Post-study-trip phase
Ask each team to produce a reflective diary, in which they consider and feed back on the study trip process, what went well, what they achieved and learned and how they could do it better next time. Students’ feedback and our own reflections on everything from preparation workshops to post-trip reflection helped refine the second study trip.
Four key pieces of advice for organising a successful study trip
Get management and administrative support
From planning, organising and coordinating to implementing the trip, seek support from other teams within the university, drawing on your institution’s expertise and resources. Find others to help with travel itineraries, transport and accommodation so you have the time to teach, liaise with partner companies and plan workshops and learning activities.
Engage and support students with targeted workshops
Workshops helped equip students with knowledge of the specific subject area, as well as hard and soft skills. Ask students to consider how to resolve practical difficulties they may come across in an unfamiliar country, such as language barriers and cultural differences. Lecturers met regularly with each team to monitor students’ progress throughout the project. This helped identify teams or students in need of support or a nudge.
Collaborate with a partner institution
The course team benefited from our partner institution when organising study trips to Tashkent. Through its contacts, we sourced the companies that participated. Our partner institution helped us find local students who volunteered to be interviewed, and who acted as interpreters when our students interviewed local people.

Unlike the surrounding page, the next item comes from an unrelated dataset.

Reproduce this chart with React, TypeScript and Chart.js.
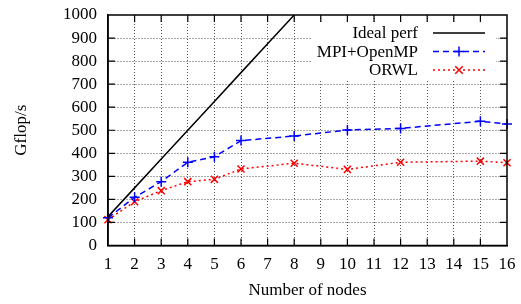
import React, { useEffect, useRef } from 'react';
import { Chart, registerables } from 'chart.js';

Chart.register(...registerables);

// ---- data ----
const idealNodes = [1, 2, 3, 4, 5, 6, 7, 8];
const idealPerf = [125, 250, 375, 500, 625, 750, 875, 1000];
const nodes = [1, 2, 3, 4, 5, 6, 8, 10, 12, 15, 16];
const mpiOpenmp = [120, 209, 277, 361, 385, 455, 475, 501, 508, 539, 527];
const orwl = [112, 190, 238, 277, 287, 332, 357, 330, 361, 366, 359];
const xTickValues = [1, 2, 3, 4, 5, 6, 7, 8, 9, 10, 11, 12, 13, 14, 15, 16];
const yTickValues = [0, 100, 200, 300, 400, 500, 600, 700, 800, 900, 1000];
const seriesLabels = ['Ideal perf', 'MPI+OpenMP', 'ORWL'];
const xTitle = 'Number of nodes';
const yTitle = 'Gflop/s';

const FONT_FAMILY = '"Liberation Serif", "Times New Roman", serif';
const FONT_SIZE = 17;

const gnuplotPlugin = {
  id: 'gnuplotDecor',
  beforeDatasetsDraw(chart: any) {
    const { ctx, chartArea } = chart;
    ctx.save();
    ctx.fillStyle = '#ffffff';
    ctx.fillRect(312, chartArea.top + 8, 184, 57);
    ctx.restore();
  },
  afterDatasetsDraw(chart: any) {
    const { ctx, chartArea, scales } = chart;
    const { left, right, top, bottom } = chartArea;
    const tl = 7;
    ctx.save();
    ctx.strokeStyle = '#000';
    ctx.lineWidth = 1.2;
    ctx.setLineDash([]);
    ctx.beginPath();
    xTickValues.forEach((v) => {
      const x = scales.x.getPixelForValue(v);
      if (x <= left + 1 || x >= right - 1) return;
      ctx.moveTo(x, bottom);
      ctx.lineTo(x, bottom - tl);
      ctx.moveTo(x, top);
      ctx.lineTo(x, top + tl);
    });
    yTickValues.forEach((v) => {
      const y = scales.y.getPixelForValue(v);
      if (y <= top + 1 || y >= bottom - 1) return;
      ctx.moveTo(left, y);
      ctx.lineTo(left + tl, y);
      ctx.moveTo(right, y);
      ctx.lineTo(right - tl, y);
    });
    ctx.stroke();
    ctx.lineWidth = 1.5;
    ctx.strokeRect(left, top, right - left, bottom - top);
    ctx.restore();
  },
  afterDraw(chart: any) {
    const { ctx } = chart;
    const textRight = 418;
    const x0 = 433;
    const x1 = 485;
    const rows = [33, 51.5, 70];
    ctx.save();
    ctx.font = `${FONT_SIZE}px ${FONT_FAMILY}`;
    ctx.textAlign = 'right';
    ctx.textBaseline = 'middle';
    chart.data.datasets.forEach((ds: any, i: number) => {
      const y = rows[i];
      ctx.fillStyle = '#000';
      ctx.fillText(ds.label, textRight, y + 1);
      ctx.strokeStyle = ds.borderColor;
      ctx.lineWidth = ds.borderWidth;
      ctx.setLineDash(ds.borderDash || []);
      ctx.beginPath();
      ctx.moveTo(x0, y);
      ctx.lineTo(x1, y);
      ctx.stroke();
      ctx.setLineDash([]);
      const cx = (x0 + x1) / 2;
      const r = 5;
      if (ds.pointStyle === 'cross') {
        ctx.beginPath();
        ctx.moveTo(cx - r, y);
        ctx.lineTo(cx + r, y);
        ctx.moveTo(cx, y - r);
        ctx.lineTo(cx, y + r);
        ctx.stroke();
      } else if (ds.pointStyle === 'crossRot') {
        const d = r * 0.75;
        ctx.beginPath();
        ctx.moveTo(cx - d, y - d);
        ctx.lineTo(cx + d, y + d);
        ctx.moveTo(cx - d, y + d);
        ctx.lineTo(cx + d, y - d);
        ctx.stroke();
      }
    });
    ctx.restore();
  },
};

const zeroPadding = (scale: any) => {
  scale.paddingTop = 0;
  scale.paddingBottom = 0;
  scale.paddingLeft = 0;
  scale.paddingRight = 0;
};

export default function App() {
  const canvasRef = useRef<HTMLCanvasElement | null>(null);

  useEffect(() => {
    document.body.style.margin = '0';
    const canvas = canvasRef.current;
    if (!canvas) return;
    const font = { family: FONT_FAMILY, size: FONT_SIZE };
    const chart = new Chart(canvas, {
      type: 'line',
      data: {
        datasets: [
          {
            label: seriesLabels[0],
            data: idealNodes.map((x, i) => ({ x, y: idealPerf[i] })),
            borderColor: '#000000',
            borderWidth: 1.5,
            pointRadius: 0,
            pointStyle: false as any,
            fill: false,
            tension: 0,
          },
          {
            label: seriesLabels[1],
            data: nodes.map((x, i) => ({ x, y: mpiOpenmp[i] })),
            borderColor: '#0000ff',
            backgroundColor: '#0000ff',
            borderWidth: 1.5,
            borderDash: [6, 4],
            pointStyle: 'cross',
            pointRadius: 5,
            pointBorderWidth: 1.5,
            pointBorderColor: '#0000ff',
            fill: false,
            tension: 0,
            clip: 8,
          },
          {
            label: seriesLabels[2],
            data: nodes.map((x, i) => ({ x, y: orwl[i] })),
            borderColor: '#ff0000',
            backgroundColor: '#ff0000',
            borderWidth: 1.5,
            borderDash: [2, 3],
            pointStyle: 'crossRot',
            pointRadius: 5,
            pointBorderWidth: 1.5,
            pointBorderColor: '#ff0000',
            fill: false,
            tension: 0,
            clip: 8,
          },
        ],
      },
      options: {
        responsive: false,
        animation: false,
        events: [],
        layout: { padding: { top: 15, right: 14, left: 0, bottom: 0 } },
        plugins: {
          legend: { display: false },
          tooltip: { enabled: false },
          title: { display: false },
        },
        scales: {
          x: {
            type: 'linear',
            min: 1,
            max: 16,
            afterBuildTicks: (scale: any) => {
              scale.ticks = xTickValues.map((v) => ({ value: v }));
            },
            ticks: {
              font,
              color: '#000',
              padding: 9,
              autoSkip: false,
              maxRotation: 0,
              callback: (v: any) => String(v),
            },
            grid: {
              color: (c: any) => (c.tick && (c.tick.value === 1 || c.tick.value === 16) ? 'rgba(0,0,0,0)' : '#555'),
              lineWidth: 1,
              drawTicks: false,
            },
            border: { display: true, color: '#000', width: 1.5, dash: [1, 2] } as any,
            title: { display: true, text: xTitle, font, color: '#000', padding: { top: 0, bottom: 3 } },
            afterFit: (scale: any) => {
              scale.height = 58.5;
              zeroPadding(scale);
            },
          },
          y: {
            type: 'linear',
            min: 0,
            max: 1000,
            afterBuildTicks: (scale: any) => {
              scale.ticks = yTickValues.map((v) => ({ value: v }));
            },
            ticks: {
              font,
              color: '#000',
              padding: 11,
              autoSkip: false,
              callback: (v: any) => String(v),
            },
            grid: {
              color: (c: any) => (c.tick && (c.tick.value === 0 || c.tick.value === 1000) ? 'rgba(0,0,0,0)' : '#555'),
              lineWidth: 1,
              drawTicks: false,
            },
            border: { display: true, color: '#000', width: 1.5, dash: [1, 2] } as any,
            title: { display: true, text: yTitle, font, color: '#000', padding: { top: 11, bottom: 0 } },
            afterFit: (scale: any) => {
              scale.width = 108;
              zeroPadding(scale);
            },
          },
        },
      } as any,
      plugins: [gnuplotPlugin],
    });
    return () => chart.destroy();
  }, []);

  return (
    <div style={{ width: 521, height: 304 }}>
      <canvas ref={canvasRef} width={521} height={304} style={{ display: 'block' }} />
    </div>
  );
}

Build in a self-reflection activity
After the trip, as a round-up exercise, we asked students to apply Gibbs’ reflective cycle to think about what they had learned, and how to further their competencies and learn from intercultural dialogues, both in and out of the classroom. The study trip provided meaningful opportunities for students to develop their six Cs.
By arranging the field trip in the first semester of the course, we helped students build strong foundations in these six key competencies, as well as aiding strong course bonding. The success of the study trip reflects the collective efforts of a wide range of faculty at the University of Westminster and WIUT and the commitment and enthusiasm of a diverse group of students.
Rebecca Wang is principal lecturer in international business and management at Westminster Business School.